With eBay now sending 1099, I guess I owe tax on the profits.

Is it possible to use the income figure on the 1099, say $6,000, and contribute this amount to an IRA rather than claiming the small profit and paying taxes? Of course, I would have found the $6,000 to put into the IRA and get the taxes deferred.

Determined to downgrade

Dear Determined,

All you want to do is clean up your house and make a tax-efficient move with your money.

All I want to do is give you a clear answer. But I can not.

Your question touches on a hot topic and an open question about what tax forms and tax obligations small businesses and potentially many regular people will face during the upcoming tax season.

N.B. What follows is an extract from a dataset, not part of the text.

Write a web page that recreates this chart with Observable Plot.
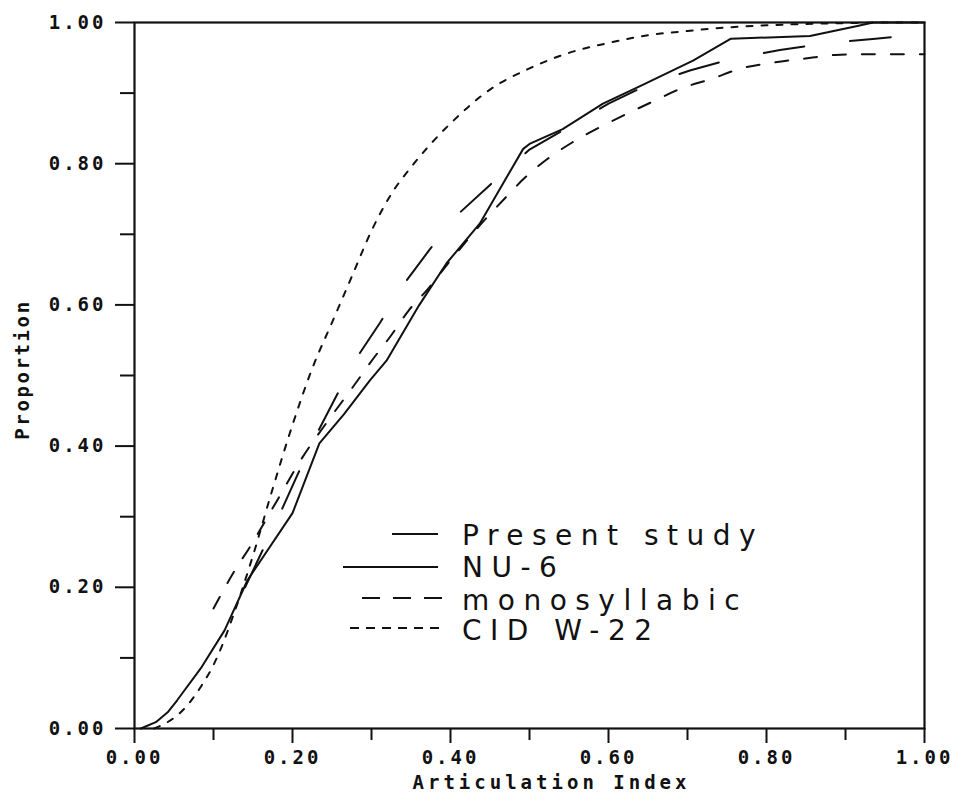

In its stacks of documents, the Internal Revenue Service has the 1099-K form. This is a form that payment platforms generate when a payment recipient earns a certain amount of money. (In this case, you’re the recipient once you’ve been compensated for the stuff you sold. Meanwhile, eBay is the platform that would send the form to you and the IRS.)

Under the old rules, third-party payment platforms would produce a 1099-K once combined payments exceeded $20,000 And there have been more than 200 transactions.

In the 2021 American Rescue Plan — the same sweeping bill that authorized the third round of stimulus checks and temporarily increased child tax credit payments — lawmakers enforced reporting thresholds much earlier.

“If you sell personal property at a loss — like pocketing $100 on eBay for a bike you originally bought for $200 — the tax code’s capital loss provisions don’t apply.”

As of this year, only $600 in payments are needed before these third-party platforms need to send a 1099-K. This can happen with just one transaction. Assuming these reporting rules hold, you’ll likely receive a 1099-K, given your estimated $6,000 in sales.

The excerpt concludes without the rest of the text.